Le formidable mouvement de libération des consciences et des individus qui se produit actuellement dans les pays arabes, un véritable exemple pour nos démocraties molles totalement engoncées dans un modèle libéral castrateur, est aussi une source d’instabilité et d’incertitude sur l’avenir des équilibres figés souhaités par le libéralisme dominant dans les pays dits développés.
Chacun sait d’abord à quel point nos pays européens, notamment, profitent des ressources des sous-sols des pays arabes, raison essentielle de la satisfaction de pouvoir traiter avec des dictateurs qui musèlent leur peuple et ont ainsi permis 50 ans de stabilité en matière de pillage des ressources naturelles depuis les guerres d’indépendance. A part la caste au pouvoir dans chacun de ces pays, les peuples n’ont jamais vu le moindre bénéfice dans leur quotidien de ces exploitations de richesses.
Cette incertitude qui pèse sur l’avenir de ces désormais démocraties en construction peut remettre totalement en cause les hégémonies capitalistiques actuelles, un meilleur partage des richesses n’étant pas souhaité par ceux qui se sont gavés pendant des décennies.
Mais l’autre danger pernicieux à moyen terme pour les chantres du libéralisme est plus structurel et pourrait remettre en cause les équilibres du partage des richesses dans nos propres pays développés.
En effet chacun sait que la lutte contre l’immigration, magrébine notamment, est d’une vaste hypocrisie aux fondements uniquement électoralistes tant cette main d’œuvre à bas prix sert les intérêts de pans entiers de l’économie tels la restauration, le bâtiment ou encore celui des infrastructures routières.
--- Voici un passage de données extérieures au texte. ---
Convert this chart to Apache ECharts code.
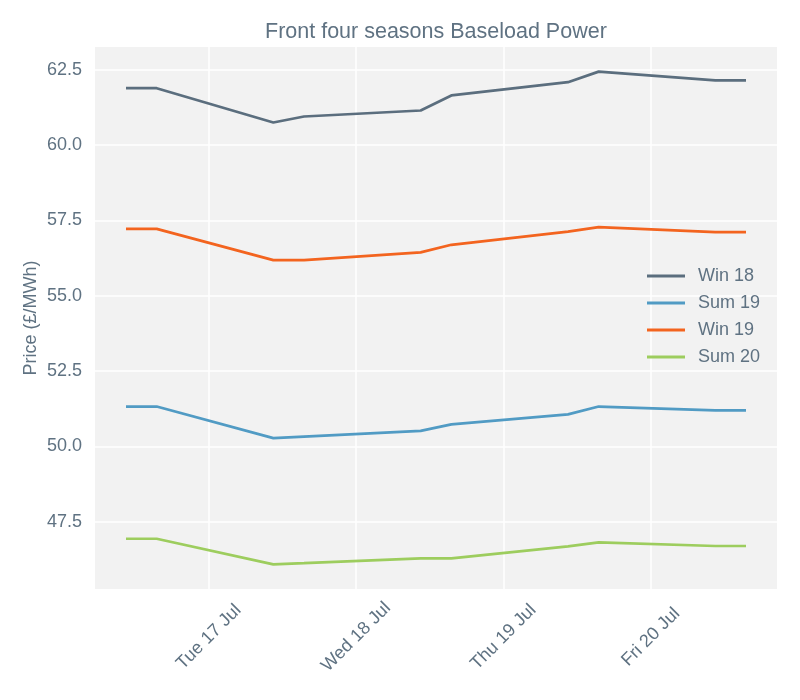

C’est cette immigration souvent occulte qui contribue à tirer vers le bas les salaires, en France en particulier, nombreux étant les employeurs à vouloir exploiter au noir de la main d’œuvre pas chère. Cet afflux de main d’œuvre contribue aux tensions sur le marché du travail au bénéfice des capitalistes et a joué dans le basculement du partage de la création de richesse en faveur du capital ces 30 dernières années.
Or à terme, et c’est tout ce que l’on peut espérer pour ces peuples, maintenant que les richesses de certains pays ne seront plus accaparées par une petite caste au pouvoir, ils vont pouvoir se développer beaucoup plus vite qu’auparavant, nécessitant une main d’œuvre accrue et permettant, grâce aux libertés gagnées, aux peuples de travailler dignement dans leur pays sans avoir besoin de fuir leur misère quotidienne doublée d’une privation de liberté constante.
Cette chance qui s’ouvre pour les populations magrébines représente également une chance pour les salariés de nos pays développés qui vont pouvoir inverser le rapport de force avec le capital en devenant un outil de travail raréfié et donc plus à même d’imposer ses conditions salariales.
C’est l’un des fondements des inquiétudes de ceux qui prônent un libéralisme décomplexé, ils sont bien conscients des risques collatéraux engendrés par la libération des peuples dans des pays voisins. Voilà pourquoi tant de frilosité indécente s’affiche dans les discours gouvernementaux par ceux qui pendant si longtemps ont croqué dans la pomme financièrement juteuse de dictatures soutenues implicitement.
Notre avenir dépends donc de celui des pays magrébins et de tous les peuples qui en Afrique décideront de prendre leur destin en main, parfois au sacrifice de leur vie.
Nous devrions les soutenir de façon inconsidérée mais le cynisme des possédants n’est même pas capable de cette dignité là.